Leaving out every picture, copy the lines of the data exactly, from the first through the line containing "import seaborn as sns".

▶ [DATASET CONTENT]
■ ■ ■

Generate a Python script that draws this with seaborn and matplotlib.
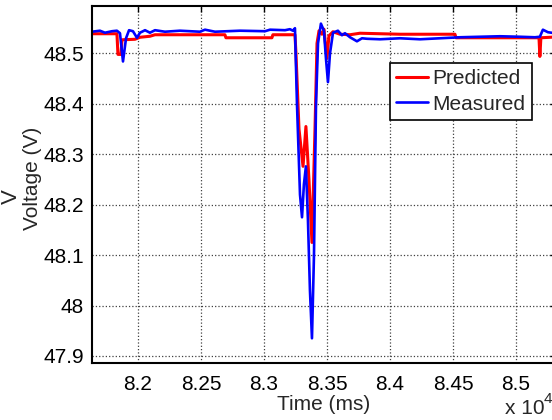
import numpy as np
import pandas as pd
import matplotlib
matplotlib.use('Agg')
import matplotlib.pyplot as plt
import seaborn as sns

# time in ms, voltage in V
t_meas = [81635, 81698, 81738, 81794, 81833, 81857, 81881, 81905, 81929, 81960,
          81992, 82016, 82056, 82095, 82135, 82214, 82333, 82492, 82532, 82611,
          82810, 83008, 83048, 83167, 83206, 83230, 83246, 83262, 83286, 83302,
          83317, 83333, 83349, 83365, 83381, 83397, 83413, 83429, 83452, 83476,
          83492, 83508, 83524, 83548, 83587, 83619, 83643, 83683, 83738, 83778,
          83818, 83921, 84080, 84238, 84397, 84556, 84714, 84873, 85032, 85151,
          85190, 85214, 85254, 85310, 85349]
v_meas = [48.543, 48.545, 48.541, 48.544, 48.545, 48.540, 48.484, 48.530, 48.546, 48.544,
          48.531, 48.541, 48.546, 48.541, 48.546, 48.543, 48.545, 48.543, 48.547, 48.543,
          48.545, 48.544, 48.547, 48.546, 48.548, 48.545, 48.550, 48.400, 48.220, 48.175,
          48.240, 48.276, 48.170, 48.030, 47.935, 48.100, 48.400, 48.520, 48.559, 48.545,
          48.490, 48.443, 48.500, 48.541, 48.545, 48.536, 48.540, 48.532, 48.524, 48.530,
          48.529, 48.528, 48.530, 48.528, 48.530, 48.532, 48.533, 48.534, 48.533, 48.532,
          48.533, 48.547, 48.542, 48.540, 48.541]

t_pred = [81635, 81833, 81841, 81865, 81873, 81976, 82016, 82095, 82135, 82690,
          82698, 83063, 83071, 83246, 83254, 83278, 83310, 83333, 83357, 83381,
          83405, 83421, 83437, 83460, 83476, 83500, 83516, 83548, 83603, 83683,
          83762, 84080, 84516, 84524, 85183, 85190, 85198, 85349]
v_pred = [48.539, 48.539, 48.498, 48.498, 48.527, 48.528, 48.532, 48.534, 48.537, 48.537,
          48.531, 48.531, 48.537, 48.537, 48.500, 48.350, 48.276, 48.355, 48.250, 48.125,
          48.350, 48.520, 48.545, 48.538, 48.548, 48.490, 48.535, 48.543, 48.538, 48.537,
          48.540, 48.538, 48.538, 48.531, 48.531, 48.494, 48.531, 48.533]

x_ticks = [82000, 82500, 83000, 83500, 84000, 84500, 85000]
x_labels = ['8.2', '8.25', '8.3', '8.35', '8.4', '8.45', '8.5']
y_ticks = [47.9, 48.0, 48.1, 48.2, 48.3, 48.4, 48.5]
y_labels = ['47.9', '48', '48.1', '48.2', '48.3', '48.4', '48.5']

sns.set_style('white')
plt.rcParams['font.family'] = ['Liberation Sans', 'DejaVu Sans']
plt.rcParams['font.size'] = 15

W, H = 552, 420
fig = plt.figure(figsize=(W / 100, H / 100), dpi=100)
ax = fig.add_axes([92 / W, 57 / H, (556 - 92) / W, (363 - 6) / H])

pred = pd.DataFrame({'t': t_pred, 'v': v_pred})
meas = pd.DataFrame({'t': t_meas, 'v': v_meas})
sns.lineplot(data=pred, x='t', y='v', color='#ff0000', linewidth=2.2,
             label='Predicted', estimator=None, sort=False, ax=ax)
sns.lineplot(data=meas, x='t', y='v', color='#0000ff', linewidth=1.9,
             label='Measured', estimator=None, sort=False, ax=ax)

ax.set_xlim(81635, 85318)
ax.set_ylim(47.886, 48.594)
ax.set_xticks(x_ticks, x_labels)
ax.set_yticks(y_ticks, y_labels)
ax.tick_params(direction='in', length=4, width=1, top=True, right=True,
               labelsize=15, colors='black', pad=6)
ax.tick_params(axis='x', pad=9)
ax.grid(True, linestyle=':', color='0.25', linewidth=0.9)
for s in ax.spines.values():
    s.set_color('black')
    s.set_linewidth(1.5)

ax.set_xlabel('Time (ms)', fontsize=15, labelpad=0)
ax.set_ylabel('Voltage (V)', fontsize=15)
ax.yaxis.set_label_coords((42 - 92) / 464, (363 - 178) / 357)

fig.text(505 / W, 2 / H, 'x 10', fontsize=15, ha='left', va='bottom')
fig.text(544 / W, 14 / H, '4', fontsize=11, ha='left', va='bottom')
fig.text(0.5 / W, 1 - 197 / H, 'V', fontsize=16, rotation=90, ha='left', va='center')

leg = ax.legend(loc='upper left', bbox_to_anchor=(390 / W, 1 - 63 / H),
                bbox_transform=fig.transFigure, fontsize=15, frameon=True,
                fancybox=False, edgecolor='black', framealpha=1,
                borderpad=0.3, handlelength=1.5, handletextpad=0.25,
                labelspacing=0.3, borderaxespad=0)
leg.get_frame().set_linewidth(1.2)

fig.savefig('out.png', dpi=100)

■ ■ ■

▶ [SOLUTION]
Generate a Python script that draws this with seaborn and matplotlib.
import numpy as np
import pandas as pd
import matplotlib
matplotlib.use('Agg')
import matplotlib.pyplot as plt
import seaborn as sns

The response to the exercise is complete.